- **Entries with chart source code**
########################################

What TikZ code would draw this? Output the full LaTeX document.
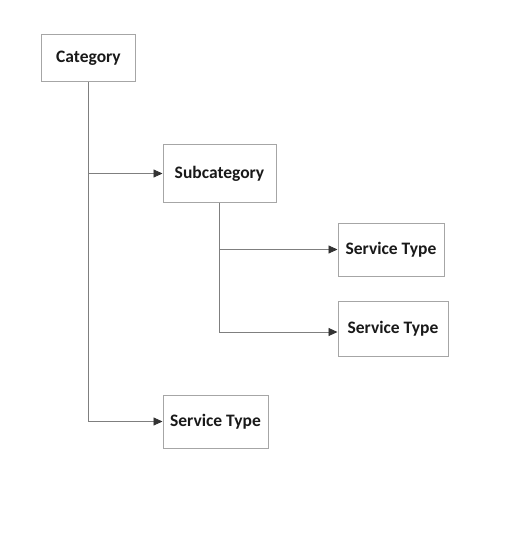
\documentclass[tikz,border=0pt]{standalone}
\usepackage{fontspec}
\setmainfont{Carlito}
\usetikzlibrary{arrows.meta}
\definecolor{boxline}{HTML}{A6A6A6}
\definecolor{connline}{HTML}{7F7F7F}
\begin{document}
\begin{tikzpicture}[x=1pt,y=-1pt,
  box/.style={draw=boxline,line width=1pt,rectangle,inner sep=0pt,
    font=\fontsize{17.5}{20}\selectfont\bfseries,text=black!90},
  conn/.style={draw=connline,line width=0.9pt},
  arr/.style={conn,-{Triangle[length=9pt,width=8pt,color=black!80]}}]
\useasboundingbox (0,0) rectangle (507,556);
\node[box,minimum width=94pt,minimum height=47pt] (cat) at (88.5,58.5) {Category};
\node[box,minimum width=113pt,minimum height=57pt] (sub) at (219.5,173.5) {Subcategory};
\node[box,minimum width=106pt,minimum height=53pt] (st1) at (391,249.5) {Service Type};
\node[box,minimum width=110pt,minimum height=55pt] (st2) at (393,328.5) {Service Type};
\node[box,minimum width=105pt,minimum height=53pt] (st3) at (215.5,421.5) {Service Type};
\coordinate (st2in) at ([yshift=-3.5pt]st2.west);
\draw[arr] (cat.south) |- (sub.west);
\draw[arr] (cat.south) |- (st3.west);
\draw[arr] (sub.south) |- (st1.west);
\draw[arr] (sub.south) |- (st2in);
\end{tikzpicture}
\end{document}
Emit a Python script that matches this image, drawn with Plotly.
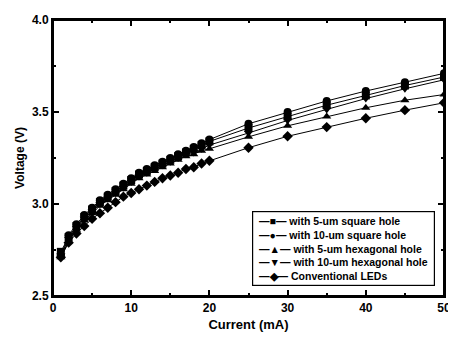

########################################

- **What is being asked**
Keep the pictures out of your copy, and repeat every entry above exactly.

- **Result of the exercise**
What TikZ code would draw this? Output the full LaTeX document.
\documentclass[tikz,border=0pt]{standalone}
\usepackage{fontspec}
\setmainfont{Carlito}
\usetikzlibrary{arrows.meta}
\definecolor{boxline}{HTML}{A6A6A6}
\definecolor{connline}{HTML}{7F7F7F}
\begin{document}
\begin{tikzpicture}[x=1pt,y=-1pt,
  box/.style={draw=boxline,line width=1pt,rectangle,inner sep=0pt,
    font=\fontsize{17.5}{20}\selectfont\bfseries,text=black!90},
  conn/.style={draw=connline,line width=0.9pt},
  arr/.style={conn,-{Triangle[length=9pt,width=8pt,color=black!80]}}]
\useasboundingbox (0,0) rectangle (507,556);
\node[box,minimum width=94pt,minimum height=47pt] (cat) at (88.5,58.5) {Category};
\node[box,minimum width=113pt,minimum height=57pt] (sub) at (219.5,173.5) {Subcategory};
\node[box,minimum width=106pt,minimum height=53pt] (st1) at (391,249.5) {Service Type};
\node[box,minimum width=110pt,minimum height=55pt] (st2) at (393,328.5) {Service Type};
\node[box,minimum width=105pt,minimum height=53pt] (st3) at (215.5,421.5) {Service Type};
\coordinate (st2in) at ([yshift=-3.5pt]st2.west);
\draw[arr] (cat.south) |- (sub.west);
\draw[arr] (cat.south) |- (st3.west);
\draw[arr] (sub.south) |- (st1.west);
\draw[arr] (sub.south) |- (st2in);
\end{tikzpicture}
\end{document}
Emit a Python script that matches this image, drawn with Plotly.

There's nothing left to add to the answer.